At Square Root, manager Jacob Pinter said enforcing the mask mandate is similar to enforcing only service animals to be allowed at the restaurant. Pinter said it comes down to what he was willing to assume about a person.
“You can’t really assume,” he said. “If you ask somebody more than, ‘Is that a service animal? What duties does it perform?’ At that point you’re going against their human rights. So, if you take the same token and apply it to masks, whereas these people may have autism or they may have a breathing disorder that is exacerbated by wearing a mask in the heat.
“You know, you don’t know that, and I don’t know how much you are liable and able to tell or ask when it comes to this.”
Maya’s Grill employee Estrella Jose Antonio said the restaurant prefers customers to wear masks when they come in and are checking out at the register, but some people choose to ignore the requests.
“Some people, they don’t really care about (wearing masks) and you know they will walk in and we say they have to wear a mask,” Antonio said. “They will ask if that it’s a requirement, and we tell them no, but we would prefer if you would wear a mask, but you don’t have to. But they still ignore the mask policy.
Both Maya’s Grill and the Square Root said they required their employees, both front of house and back, to wear masks at all times while working.”
Twin Flames owner Lynley Todd does not require or enforce mask wearing in her restaurant, but said she is following all of the government mandated requirements for table spacing, stringent sanitization and signage display.
“I have the signage posted, as I’m required to have, but once they walk in and they ask me, ‘Do I need to put it on,’ I say, ‘No,’” Todd said. “I think that it just doesn’t make any sense.
“We have the social distancing. People are keeping away from each other, and if they walk into the building and they are standing 6 feet apart and the tables are 6 feet apart, that’s what the whole thing is for. That’s why we keep social distancing.”
Todd said she believes it is too difficult to do the hard labor of restaurant work while wearing a mask and said she herself becomes “instantaneously nauseous” when wearing a mask, an issue she said reaches back to her days working in construction.
In particular, working over a hot griddle with glasses on, Todd said, is just not doable. At Twin Flames, Todd said her employees have limited contact with customers as well.
The restaurant is now counter service only, where customers order behind a Plexiglas shield, and Todd said she usually cooks the food and runs it out herself.
“We have limited contact,” Todd said. “We’re very fast paced and we have limited contact, so I just don’t think that we are as much of a threat as somebody that’s going to be a waitress that’s going to go over there and chatting with them.

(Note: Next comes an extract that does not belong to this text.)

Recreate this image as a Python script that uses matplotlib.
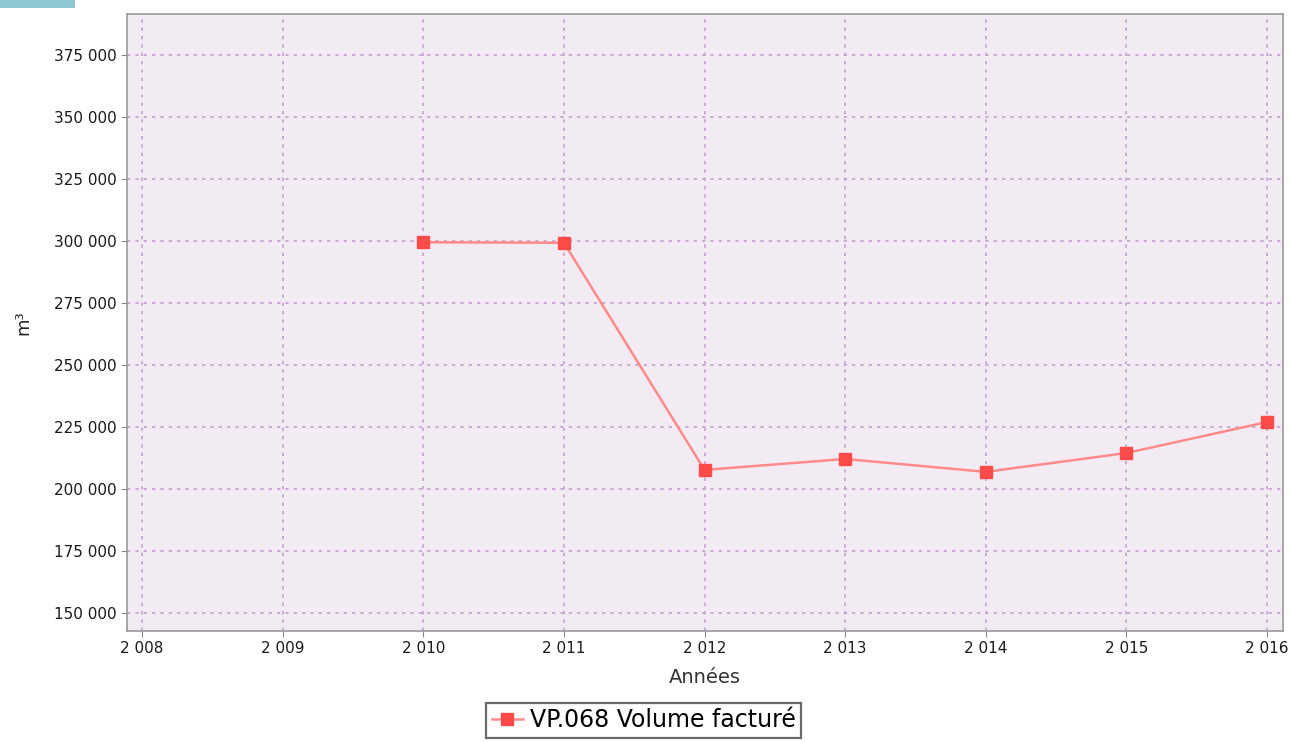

We have a different set up here.”
As far as Russell is concerned, masks are one of the three tools at public health officials’ disposal for containing the spread of the virus, along with social distancing and hand washing, and that, for now, government officials are hoping for voluntary compliance.
“All of our businesses, especially our restaurants, are working very, very hard to survive,” she said. “I think that puts our businesses in a catch 22. That’s why I would encourage people to step forward and voluntarily play ball with the public health guidance and the executive orders and wear the mask. Protect yourself and don’t put that business in the difficult spot of having to ask you to do something while they're trying to help their business survive.” Russell said.

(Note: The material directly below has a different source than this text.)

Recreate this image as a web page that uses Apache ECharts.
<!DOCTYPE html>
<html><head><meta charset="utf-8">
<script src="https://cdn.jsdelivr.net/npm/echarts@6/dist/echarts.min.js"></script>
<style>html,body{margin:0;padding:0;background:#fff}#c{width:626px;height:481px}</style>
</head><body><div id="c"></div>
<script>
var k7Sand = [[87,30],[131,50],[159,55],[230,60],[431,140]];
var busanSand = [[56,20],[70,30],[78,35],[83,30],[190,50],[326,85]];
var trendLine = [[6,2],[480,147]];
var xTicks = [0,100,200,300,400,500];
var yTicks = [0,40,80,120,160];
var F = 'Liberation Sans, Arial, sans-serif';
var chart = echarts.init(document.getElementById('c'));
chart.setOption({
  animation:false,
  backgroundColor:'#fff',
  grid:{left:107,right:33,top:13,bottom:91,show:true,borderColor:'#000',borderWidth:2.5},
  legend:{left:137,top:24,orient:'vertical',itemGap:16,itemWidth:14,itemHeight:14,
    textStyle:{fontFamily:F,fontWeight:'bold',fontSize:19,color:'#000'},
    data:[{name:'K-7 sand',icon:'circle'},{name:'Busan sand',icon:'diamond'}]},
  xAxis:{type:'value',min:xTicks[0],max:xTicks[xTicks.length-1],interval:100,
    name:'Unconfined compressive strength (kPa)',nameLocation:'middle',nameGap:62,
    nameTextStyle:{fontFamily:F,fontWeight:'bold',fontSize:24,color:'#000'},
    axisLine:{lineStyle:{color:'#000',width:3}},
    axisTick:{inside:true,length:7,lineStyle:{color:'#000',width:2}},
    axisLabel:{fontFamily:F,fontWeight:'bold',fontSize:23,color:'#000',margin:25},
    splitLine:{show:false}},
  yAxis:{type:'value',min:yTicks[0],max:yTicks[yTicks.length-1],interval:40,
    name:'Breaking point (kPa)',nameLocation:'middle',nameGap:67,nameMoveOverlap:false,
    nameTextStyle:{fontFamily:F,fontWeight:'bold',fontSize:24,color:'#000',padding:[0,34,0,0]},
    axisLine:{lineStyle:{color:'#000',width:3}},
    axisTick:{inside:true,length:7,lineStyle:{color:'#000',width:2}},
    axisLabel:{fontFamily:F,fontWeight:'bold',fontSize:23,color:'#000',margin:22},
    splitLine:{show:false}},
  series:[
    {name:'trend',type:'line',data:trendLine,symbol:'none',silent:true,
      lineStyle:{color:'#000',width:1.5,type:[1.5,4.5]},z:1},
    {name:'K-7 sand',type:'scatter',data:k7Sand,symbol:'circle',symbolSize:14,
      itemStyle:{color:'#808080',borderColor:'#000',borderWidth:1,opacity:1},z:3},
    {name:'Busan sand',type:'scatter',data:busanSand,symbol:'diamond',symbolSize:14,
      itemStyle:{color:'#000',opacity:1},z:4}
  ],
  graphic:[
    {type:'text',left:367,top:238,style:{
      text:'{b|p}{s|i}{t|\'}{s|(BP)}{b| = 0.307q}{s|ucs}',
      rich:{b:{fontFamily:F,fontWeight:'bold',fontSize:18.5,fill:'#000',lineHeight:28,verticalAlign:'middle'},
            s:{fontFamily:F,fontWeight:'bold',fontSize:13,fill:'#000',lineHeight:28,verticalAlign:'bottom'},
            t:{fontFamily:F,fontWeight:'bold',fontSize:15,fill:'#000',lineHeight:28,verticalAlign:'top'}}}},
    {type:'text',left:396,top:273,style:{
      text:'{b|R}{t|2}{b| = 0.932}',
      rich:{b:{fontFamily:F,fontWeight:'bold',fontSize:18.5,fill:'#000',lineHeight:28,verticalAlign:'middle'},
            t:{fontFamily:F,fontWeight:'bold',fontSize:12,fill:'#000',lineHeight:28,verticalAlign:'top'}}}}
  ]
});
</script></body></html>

Technically, she said businesses could be held liable for noncompliance with the mask mandate.
“I think that would be a very sad day for businesses to have that burden put on top of them, on top of all the other burdens they’re already trying to navigate, with staffing and the finances of operations in the complicated times of COVID,” she said.
Russell said her department has received a few complaints about noncompliance issues related to COVID-19 executive orders and her department has health education staff for outreach to businesses and offer support related to the three Ws: wash your hands, wait 6 feet apart and wear a mask.